Courtesy of the Campaign

Out of all the candidates I interviewed, SEED Seattle's Lance Randall seems to be the only one to have actually participated in the arts in the past 18 months.

Rather than stumbling over my question about what he’s seen or been to lately, Randall couldn’t stop throwing events he's been to and artists he's supported my way. A keyboard player himself, he tickles the organ keys over at First AME Church on Capitol Hill twice every Sunday. He told me he just finished playing the organ in a King Youngblood music video and helped arrange a series of comedy shows over at the Rainier Arts Center.

Unfortunately, we cannot elect a mayor based on whether or not they have a Dukey Stick (Randall does). He has some interesting—if not already in place—ideas, like creating a public instrument library for musicians who had to sell their instruments during the pandemic, incentivizing developers to incorporate arts into new buildings, and establishing a rent recovery fund for arts organizations. But most of Randall’s ideas skew the public-private partnership route.

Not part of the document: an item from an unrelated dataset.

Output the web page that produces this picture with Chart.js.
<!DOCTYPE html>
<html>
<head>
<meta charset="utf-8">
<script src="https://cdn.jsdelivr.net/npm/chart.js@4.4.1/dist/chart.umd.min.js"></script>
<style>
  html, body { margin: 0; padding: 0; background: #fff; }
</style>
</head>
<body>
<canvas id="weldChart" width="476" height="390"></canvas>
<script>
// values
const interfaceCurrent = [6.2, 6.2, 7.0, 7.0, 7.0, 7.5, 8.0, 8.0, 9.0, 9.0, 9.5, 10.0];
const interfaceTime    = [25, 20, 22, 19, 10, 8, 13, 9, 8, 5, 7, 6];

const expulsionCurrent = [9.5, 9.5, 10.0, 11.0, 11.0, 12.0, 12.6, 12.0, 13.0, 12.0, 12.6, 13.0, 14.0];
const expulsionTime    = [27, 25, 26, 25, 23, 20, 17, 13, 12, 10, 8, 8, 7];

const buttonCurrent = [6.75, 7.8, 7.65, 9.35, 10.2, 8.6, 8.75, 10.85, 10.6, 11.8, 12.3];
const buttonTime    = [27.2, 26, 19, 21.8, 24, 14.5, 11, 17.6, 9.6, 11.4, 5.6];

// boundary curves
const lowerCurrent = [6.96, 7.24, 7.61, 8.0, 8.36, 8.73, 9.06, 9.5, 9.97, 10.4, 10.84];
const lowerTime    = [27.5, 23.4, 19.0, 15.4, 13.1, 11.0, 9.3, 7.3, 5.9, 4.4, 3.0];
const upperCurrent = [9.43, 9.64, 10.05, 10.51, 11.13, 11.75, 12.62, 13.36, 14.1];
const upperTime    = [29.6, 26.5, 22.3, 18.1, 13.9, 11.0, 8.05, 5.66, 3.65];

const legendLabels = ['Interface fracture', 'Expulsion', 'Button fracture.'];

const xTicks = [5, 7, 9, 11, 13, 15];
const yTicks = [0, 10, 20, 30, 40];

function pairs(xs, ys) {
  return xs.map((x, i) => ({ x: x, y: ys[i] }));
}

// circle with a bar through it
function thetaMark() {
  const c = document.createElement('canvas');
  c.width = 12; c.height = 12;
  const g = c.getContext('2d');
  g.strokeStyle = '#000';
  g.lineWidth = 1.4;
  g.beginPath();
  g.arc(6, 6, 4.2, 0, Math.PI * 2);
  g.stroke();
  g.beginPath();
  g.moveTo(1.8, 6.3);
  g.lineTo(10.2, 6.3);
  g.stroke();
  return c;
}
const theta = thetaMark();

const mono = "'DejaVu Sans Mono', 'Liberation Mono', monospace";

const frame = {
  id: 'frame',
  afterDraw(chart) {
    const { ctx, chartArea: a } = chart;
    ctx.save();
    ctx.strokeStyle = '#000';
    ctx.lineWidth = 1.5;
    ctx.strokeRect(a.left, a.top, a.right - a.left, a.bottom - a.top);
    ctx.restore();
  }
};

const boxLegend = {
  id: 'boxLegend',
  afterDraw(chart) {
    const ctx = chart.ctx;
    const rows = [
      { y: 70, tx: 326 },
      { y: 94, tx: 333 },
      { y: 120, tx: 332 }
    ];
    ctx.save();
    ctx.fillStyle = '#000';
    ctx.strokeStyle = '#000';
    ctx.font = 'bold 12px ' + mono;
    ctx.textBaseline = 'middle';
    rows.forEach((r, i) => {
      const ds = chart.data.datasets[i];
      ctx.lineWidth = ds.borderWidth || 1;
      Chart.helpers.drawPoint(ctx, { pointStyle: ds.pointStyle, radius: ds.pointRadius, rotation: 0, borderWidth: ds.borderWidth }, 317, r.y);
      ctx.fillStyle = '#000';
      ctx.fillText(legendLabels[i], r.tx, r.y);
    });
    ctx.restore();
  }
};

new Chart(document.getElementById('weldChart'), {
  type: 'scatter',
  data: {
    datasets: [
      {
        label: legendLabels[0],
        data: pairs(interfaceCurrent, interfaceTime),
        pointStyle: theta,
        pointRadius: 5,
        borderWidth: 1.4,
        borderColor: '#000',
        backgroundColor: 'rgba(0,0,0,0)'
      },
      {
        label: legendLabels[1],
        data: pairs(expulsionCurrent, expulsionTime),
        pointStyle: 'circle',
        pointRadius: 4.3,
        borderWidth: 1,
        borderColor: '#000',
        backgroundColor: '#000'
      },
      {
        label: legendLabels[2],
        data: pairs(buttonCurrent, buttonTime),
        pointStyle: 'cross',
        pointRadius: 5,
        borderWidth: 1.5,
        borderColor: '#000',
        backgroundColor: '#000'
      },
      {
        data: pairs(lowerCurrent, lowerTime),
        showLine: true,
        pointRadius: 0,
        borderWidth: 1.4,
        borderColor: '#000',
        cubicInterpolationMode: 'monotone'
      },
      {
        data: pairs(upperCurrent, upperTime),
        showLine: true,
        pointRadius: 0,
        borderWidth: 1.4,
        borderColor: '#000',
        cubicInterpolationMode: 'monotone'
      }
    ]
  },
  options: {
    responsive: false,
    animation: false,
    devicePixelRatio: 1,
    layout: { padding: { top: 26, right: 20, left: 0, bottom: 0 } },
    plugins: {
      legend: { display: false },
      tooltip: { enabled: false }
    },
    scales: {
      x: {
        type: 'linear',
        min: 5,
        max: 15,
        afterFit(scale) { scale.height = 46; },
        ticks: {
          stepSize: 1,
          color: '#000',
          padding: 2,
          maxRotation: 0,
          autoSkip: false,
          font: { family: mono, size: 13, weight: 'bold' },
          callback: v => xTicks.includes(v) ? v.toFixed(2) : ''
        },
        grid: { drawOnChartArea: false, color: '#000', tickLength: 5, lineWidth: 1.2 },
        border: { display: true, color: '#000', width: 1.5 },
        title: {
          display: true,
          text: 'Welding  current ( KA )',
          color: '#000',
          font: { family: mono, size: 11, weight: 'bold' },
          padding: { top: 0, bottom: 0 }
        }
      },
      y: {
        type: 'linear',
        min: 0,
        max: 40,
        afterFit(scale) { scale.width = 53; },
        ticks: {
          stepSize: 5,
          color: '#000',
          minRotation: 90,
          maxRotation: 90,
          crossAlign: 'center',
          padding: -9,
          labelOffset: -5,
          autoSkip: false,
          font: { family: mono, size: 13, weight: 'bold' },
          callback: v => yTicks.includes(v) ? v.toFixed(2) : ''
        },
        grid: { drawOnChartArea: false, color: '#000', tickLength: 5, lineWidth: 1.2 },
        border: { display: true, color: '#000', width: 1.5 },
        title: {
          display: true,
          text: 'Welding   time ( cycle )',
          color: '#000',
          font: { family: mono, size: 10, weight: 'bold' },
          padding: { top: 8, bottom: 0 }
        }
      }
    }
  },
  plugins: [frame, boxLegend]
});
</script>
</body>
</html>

Throughout our interview, Randall repeatedly invoked connecting the corporate sponsors to artists in the city as a means to solve a variety of funding problems—from matching the Cultural Space Agency’s investments to making sure funds are distributed equitably. Randall said it would be “very difficult” to take tax dollars and pay for something like an artist basic income because “COVID has really damaged our financial position with the city.” He’d rather ask wealthy Seattleites and corporate donors to put into a fund.

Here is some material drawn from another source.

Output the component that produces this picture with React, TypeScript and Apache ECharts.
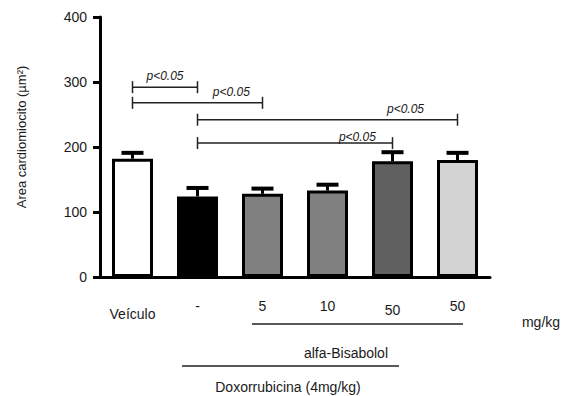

“We don’t do a very good job of trying to create those partnerships with corporations so we can get to some of that philanthropic money,” said Randall. “I want to change that atmosphere and be a champion for artists and the creative economy. And not only make investments in the city, but also to get the business community and the philanthropic community  to make investments into creative culture.”

CASEY SIXKILLER

COURTESY OF THE CASEY SIXKILLER CAMPAIGN

The most cogent idea about the arts to come out of my talk with deputy mayor Casey Sixkiller had to do with his guaranteed basic income plan, which he calls the Reliable Income Supporting Equity (R.I.S.E.) pilot program. The pilot would provide $500 a month to 16,000 low-income families “to be able to really see who best it works for,” he said. While he wouldn’t go as far as committing to including the arts community within that plan, Sixkiller agreed that artists "need to be at the table when we design this thing to make sure if it's something that could work for them.”

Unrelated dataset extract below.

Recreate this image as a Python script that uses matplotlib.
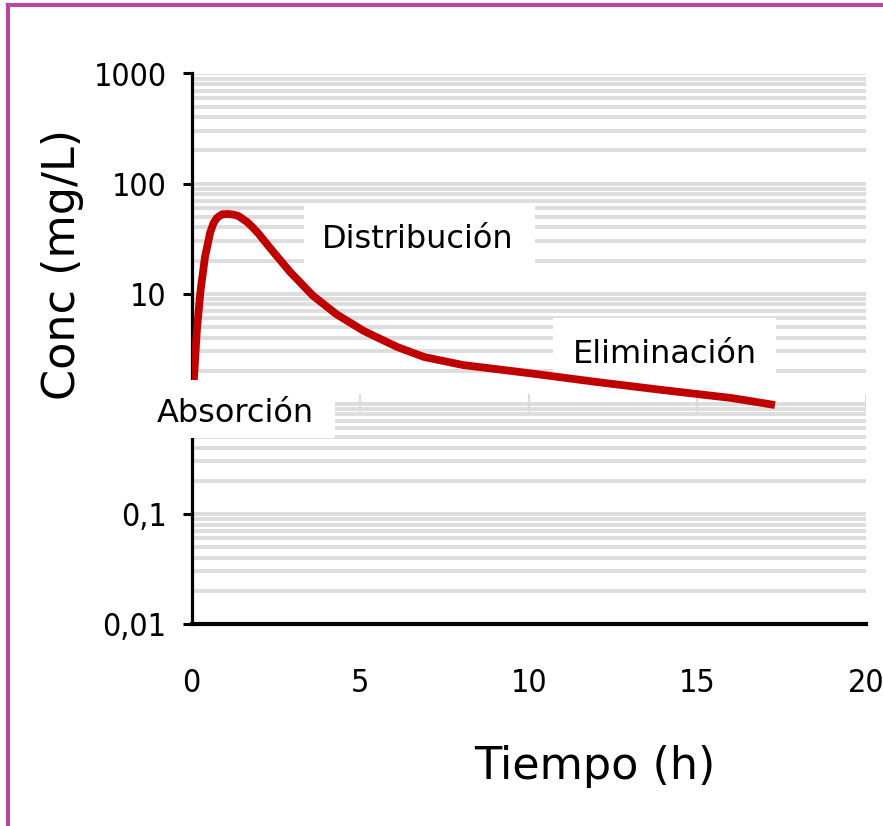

The candidate also offered up some generalized ideas. To combat inequity in the arts he’s all about “sitting down with organizations to talk about what their experiences have been” to “understand what the barriers are.” He wouldn’t commit to spending more on initiatives like the Cultural Space Agency, but did concur that “generally speaking, [we] need to spend more on arts and culture in the city.” He said that the arts “should be baked into what our land-use decisions” are and that downtown could be a “huge opportunity” for arts activation given the number of empty storefronts.

Sixkiller seemed the most jazzed about the Durkanite accomplishments like the Climate Pledge Arena and the new ~revitalized~ Seattle waterfront, saying that the efforts are going to be a “game-changer” for the city.” He thinks both will help “people continue to see Seattle as a place that supports the arts,” with the opportunity to connect more local artists with a bigger audience. He said the new waterfront has “huge potential for us to showcase public art” while the arena can coordinate programming with the Seattle Center.